The ragtag crew of ridiculously good-looking intergalactic criminals remain lost in space in Dark Matter (Season 3 premiere, Friday, June 9, Syfy), and TV's coolest demon hunter is back and gunning for souls in Wynonna Earp (Season 2 premiere, Friday, June 9, Syfy). Meanwhile, the end is near for the Clone Club in the final run of Orphan Black (Season 5 premiere, Saturday, June 10, BBC America), and even nearer for frenemies Billie and Gene in the two-weekend burn-off of Idiotsitter (Season 2 premiere, Saturday, June 10, Comedy Central).

An all-star cast chews scenery and buffs cuticles in new Florida nail-salon dramedy Claws (series debut, Sunday, June 11, TNT), and primetime goes grindhouse with Blood Drive (series debut, Wednesday, June 14, Syfy), about a cross-country death race where the cars run on—what else?—blood. The Mist (series debut, Thursday, June 22, Spike) rolls out more subtle Stephen King-y scares, and the Gorgeous Ladies of Wrestling finally get their '80s-spandexed due in the Alison Brie-led docu-comedy GLOW (series debut, Friday, June 23, Netflix).

Fiddy Cent's nightclubs 'n' drugs drama Power (Season 4 premiere, Sunday, June 25, Starz) finds kingpin Ghost (Omari Hardwick) caught in the middle of a, yep, power struggle, while Jesse, Tulip and Cassidy finally hit the road looking for God in Preacher (Season 2 premiere, Sunday, June 25, AMC). Liza (Sutton Foster) deals with the fallout of her bestie Kelsey (Hilary Duff) learning her dark, old secret in Younger (Season 4 premiere, Wednesday, June 28, TV Land), and everybody's favorite ragtag trio of ridiculously good-looking interplanetary bounty hunters gear up to fight the good-ish fight in Killjoys (Season 3 premiere, Friday, June 30, Syfy).

John Singleton's Snowfall (series debut, Wednesday, July 5, FX) dramatizes the crack-cocaine epidemic of '80s Los Angeles, while modernized period piece Will (series debut, Monday, July 10, TNT) juices the legend of a young William Shakespeare as he arrives in the, wait for it, "punk-rock theatre scene of 16th century London."

Game of Thrones ... Yeah, nothing more needs to be said here (Season 7 premiere, Sunday, July 16, HBO). In the final stretch of The Strain (Season 4 premiere, Sunday, July 16, FX), nuclear winter is in full effect, the Strigoli vampires have seized the planet, and our heroes are down for the count—but are they, really?
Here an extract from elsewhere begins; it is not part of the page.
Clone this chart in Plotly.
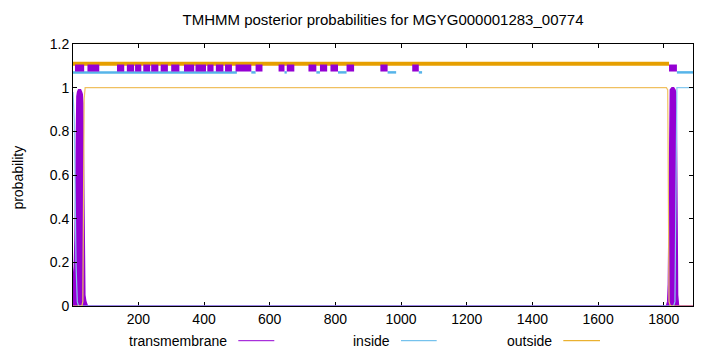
import plotly.graph_objects as go

# ---- posterior probability curves (residue position, probability) ----
tm_pos = [1, 3, 5, 7, 9, 11, 13, 15, 18, 21, 24, 27, 29, 31, 33, 35, 37, 40, 45,
          1808, 1812, 1814, 1816, 1818, 1820, 1825, 1830, 1834, 1836, 1838, 1840, 1842, 1845, 1889]
tm_prob = [0.12, 0.14, 0.18, 0.3, 0.6, 0.92, 0.96, 0.98, 0.99, 0.99, 0.99, 0.98, 0.97, 0.93, 0.6, 0.1, 0.05, 0.02, 0.0,
           0.0, 0.02, 0.1, 0.5, 0.95, 0.99, 1.0, 1.0, 0.99, 0.98, 0.9, 0.4, 0.05, 0.0, 0.0]

inside_pos = [1, 5, 10, 14, 18, 1830, 1834, 1837, 1840, 1889]
inside_prob = [0.98, 0.85, 0.2, 0.02, 0.0, 0.0, 0.02, 0.5, 1.0, 1.0]

outside_pos = [1, 28, 31, 33, 35, 38, 1808, 1812, 1814, 1816, 1820, 1889]
outside_prob = [0.0, 0.0, 0.02, 0.5, 0.95, 1.0, 1.0, 0.99, 0.5, 0.02, 0.0, 0.0]

# ---- predicted topology segments drawn above the curves ----
tm_seg_start = [7, 45, 135, 165, 190, 215, 239, 268, 300, 339, 374, 410, 436, 464, 496,
                557, 627, 652, 718, 753, 785, 834, 937, 1034, 1816]
tm_seg_end = [35, 81, 157, 187, 209, 236, 261, 290, 325, 370, 406, 429, 459, 485, 544,
              578, 645, 675, 742, 775, 808, 857, 959, 1054, 1840]
inside_seg_start = [1, 544, 645, 742, 808, 959, 1054, 1840]
inside_seg_end = [500, 557, 652, 753, 834, 985, 1064, 1889]
outside_seg_start = [1]
outside_seg_end = [1816]

seq_len = 1889
tm_level, inside_level, outside_level = 1.09, 1.07, 1.11

x_ticks = [200, 400, 600, 800, 1000, 1200, 1400, 1600, 1800]
y_ticks = [0, 0.2, 0.4, 0.6, 0.8, 1.0, 1.2]

PURPLE = "#9400D3"
CYAN = "#56B4E9"
ORANGE = "#E69F00"
CYAN_LIGHT = "#86C9F0"
ORANGE_LIGHT = "#F0C060"
FONT = "Liberation Sans, Arial, sans-serif"


def seg_xy(starts, ends, level):
    xs, ys = [], []
    for s, e in zip(starts, ends):
        xs += [s, e, None]
        ys += [level, level, None]
    return xs, ys


fig = go.Figure()

# outside segment bar
x, y = seg_xy(outside_seg_start, outside_seg_end, outside_level)
fig.add_trace(go.Scatter(x=x, y=y, mode="lines", line=dict(color=ORANGE, width=4), showlegend=False, hoverinfo="skip"))
# inside segment bar
x, y = seg_xy(inside_seg_start, inside_seg_end, inside_level)
fig.add_trace(go.Scatter(x=x, y=y, mode="lines", line=dict(color=CYAN, width=2.5), showlegend=False, hoverinfo="skip"))
# TM segment bar
x, y = seg_xy(tm_seg_start, tm_seg_end, tm_level)
fig.add_trace(go.Scatter(x=x, y=y, mode="lines", line=dict(color=PURPLE, width=7), showlegend=False, hoverinfo="skip"))

# TM posterior (impulse-like filled)
fig.add_trace(go.Scatter(x=tm_pos, y=tm_prob, mode="lines", fill="tozeroy",
                         fillcolor=PURPLE, line=dict(color=PURPLE, width=1.5), showlegend=False))
# inside posterior
fig.add_trace(go.Scatter(x=inside_pos, y=inside_prob, mode="lines",
                         line=dict(color=CYAN_LIGHT, width=1.2), showlegend=False))
# outside posterior
fig.add_trace(go.Scatter(x=outside_pos, y=outside_prob, mode="lines",
                         line=dict(color=ORANGE_LIGHT, width=1.2), showlegend=False))

axis_common = dict(showgrid=False, zeroline=False, showline=True, linecolor="black", linewidth=1,
                   mirror="ticks", ticks="inside", ticklen=4, tickcolor="black", tickwidth=1,
                   tickfont=dict(family=FONT, size=14, color="black"))

fig.update_layout(
    width=720, height=352,
    margin=dict(l=73, r=27, t=44, b=46),
    paper_bgcolor="white", plot_bgcolor="white",
    showlegend=False,
    title=dict(text="TMHMM posterior probabilities for MGYG000001283_00774",
               x=0.5, xref="paper", xanchor="center", y=1 - 20 / 352, yref="container", yanchor="middle",
               font=dict(family=FONT, size=15, color="black")),
    xaxis=dict(range=[1, seq_len], tickvals=x_ticks, layer="below traces", **axis_common),
    yaxis=dict(range=[0, 1.2], tickvals=y_ticks, **axis_common),
)

# y axis label
fig.add_annotation(text="probability", xref="paper", yref="paper", x=(18 - 73) / 620, y=0.49,
                   textangle=-90, showarrow=False, font=dict(family=FONT, size=14, color="black"),
                   xanchor="center", yanchor="middle")

# gnuplot-style legend: text then line sample
legend_items = [("transmembrane", PURPLE, 229.3, 238.3, 274.3),
                ("inside", CYAN, 392, 401, 436.7),
                ("outside", ORANGE, 554, 563.3, 600)]
ly = (306.3 - 341) / 262
for name, col, tx, l0, l1 in legend_items:
    fig.add_annotation(text=name, xref="paper", yref="paper", x=(tx - 73) / 620, y=ly,
                       xanchor="right", yanchor="middle", showarrow=False,
                       font=dict(family=FONT, size=14, color="black"))
    fig.add_shape(type="line", xref="paper", yref="paper", x0=(l0 - 73) / 620, x1=(l1 - 73) / 620,
                  y0=ly, y1=ly, line=dict(color=col, width=1))

fig.write_html("out.html")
Meanwhile, Ballers (Season 3 premiere, Sunday, July 23, HBO) and Insecure (Season 2 premiere, Sunday, July 23, HBO) are paired-up for the most incongruent HBO hour ever, and Midnight, Texas (series debut, Monday, July 24, NBC) takes Charlaine Harris' supernatural novels for a TV spin.

Would you believe ... Sharknado 5 (movie premiere, Sunday, Aug. 6, Syfy)? Marvel's The Defenders (series debut, Friday, Aug. 18, Netflix) finally brings together Daredevil, Jessica Jones, Luke Cage and Iron Fist for a dysfunctional superhero team-up, while the 21st go-round of South Park (Season 21 premiere, Wednesday, Aug. 23, Comedy Central) attempts to find the funny in Trump's America—if he's still in office at this point. Fortunately, Abbi and Illana drop the long-long-long-awaited comeback of Broad City (Season 4 premiere, Wednesday, Aug. 23, Comedy Central), and the new take on The Tick (series debut, Friday, Aug. 25, Amazon Prime) might reunify the country, after all. Spoon!